Goodman Homes in Wheaton Maryland

These homes are wonderful. Working in this area, Lourdes and I are very familiar with them.  His use of glass, allowing the outside in, is masterful.  When available, we include them as key viewing homes for buyers.  We are fortunate to have so many small pockets of these homes in our area.

Rock Creek Woods

Charles M. Goodman (1906-1992) was an American architect who made a name with his mid-century modern/contemporary designs in suburban Washington, D.C. after World War II including homes in Wheaton.

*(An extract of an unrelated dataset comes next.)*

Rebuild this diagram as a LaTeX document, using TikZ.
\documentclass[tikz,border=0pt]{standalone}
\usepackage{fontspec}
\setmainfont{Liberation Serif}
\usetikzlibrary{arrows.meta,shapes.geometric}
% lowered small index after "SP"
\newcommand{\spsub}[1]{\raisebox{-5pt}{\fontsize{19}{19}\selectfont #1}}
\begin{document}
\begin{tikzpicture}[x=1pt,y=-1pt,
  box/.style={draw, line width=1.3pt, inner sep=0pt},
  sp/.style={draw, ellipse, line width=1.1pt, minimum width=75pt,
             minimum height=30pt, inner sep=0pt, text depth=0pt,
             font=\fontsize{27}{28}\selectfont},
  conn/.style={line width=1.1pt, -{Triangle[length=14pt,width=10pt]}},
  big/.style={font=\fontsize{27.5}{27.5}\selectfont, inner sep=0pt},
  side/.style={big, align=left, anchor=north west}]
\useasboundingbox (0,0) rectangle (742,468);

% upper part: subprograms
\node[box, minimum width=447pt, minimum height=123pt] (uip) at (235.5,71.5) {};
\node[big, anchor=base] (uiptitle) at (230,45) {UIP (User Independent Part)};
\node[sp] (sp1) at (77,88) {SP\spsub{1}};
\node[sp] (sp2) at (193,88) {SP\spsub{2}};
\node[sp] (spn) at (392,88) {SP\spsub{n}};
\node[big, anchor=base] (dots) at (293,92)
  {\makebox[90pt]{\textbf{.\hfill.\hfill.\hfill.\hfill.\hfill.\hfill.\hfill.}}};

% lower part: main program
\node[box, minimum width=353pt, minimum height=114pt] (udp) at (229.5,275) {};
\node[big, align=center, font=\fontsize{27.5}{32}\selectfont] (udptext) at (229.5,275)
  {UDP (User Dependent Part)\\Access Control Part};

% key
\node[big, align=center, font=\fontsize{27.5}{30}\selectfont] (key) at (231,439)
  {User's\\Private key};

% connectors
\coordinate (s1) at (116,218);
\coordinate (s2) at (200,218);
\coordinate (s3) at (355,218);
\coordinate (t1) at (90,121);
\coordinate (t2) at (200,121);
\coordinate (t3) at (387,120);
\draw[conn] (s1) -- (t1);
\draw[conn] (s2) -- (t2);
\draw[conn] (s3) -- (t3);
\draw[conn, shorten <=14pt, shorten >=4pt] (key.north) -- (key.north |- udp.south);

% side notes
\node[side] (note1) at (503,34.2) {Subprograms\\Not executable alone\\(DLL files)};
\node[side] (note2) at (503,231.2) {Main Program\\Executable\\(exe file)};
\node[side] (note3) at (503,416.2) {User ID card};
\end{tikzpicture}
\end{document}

Goodman designed the original National Airport outside of Washington, D.C.  After attending the Illinois Institute of Technology, Goodman came to D.C. in 1934 to work as the designing architect in the Public Buildings Administration.  He later served as head architect at the Treasury Department and the Air Transport Command.  After World War II he worked closely with Robert C. Davenport designing and site planning most of the Hollin Hills neighborhood in Alexandria, VA where his firm, Charles M. Goodman Associates designed over 14 models of houses.

Other projects included the 1964 Unitarian Church in Arlington, VA, his own residence, Goodman House, in 1954 on Quaker Lane in Alexandria.  In Reston, he designed a cluster of townhouses in the woods above Lake Anne known as Hickory Cluster.  He also did designs in Washington, D.C. at the Southwest Waterfront and just north of Fort McNair.

Goodman was famous for his contemporary designs, orienting homes at angles to the street instead of head-on, generous use of glass and limited removal of trees to maintain the wooded affect.

In Maryland, Goodman designed homes in Takoma Park and the Wheaton area of Silver Spring.

His 1951 development in Takoma Park was listed on the National Register of Historic Places in 2004, as the Takoma Avenue Historic District.

Goodman developed two neighborhoods in Wheaton.

Hammond Wood Historic District

His 1949-51 development off of Viers Mill Road known as Hammond Woods was listed on the National Register of Historic Places in 2004, as the Hammond Wood Historic District.

His 1958-61 development off Connecticut Avenue known as Rock Creek Woods was listed on the National Register of Historic places and is known as the Rock Creek Woods Historic District.

These homes don’t resell often, but there has been a resurgence of interest since the late 90’s that has made them rather sought after homes.  Most real estate agents that know about them will always state in their remarks about the home that it is a “Goodman Contemporary”.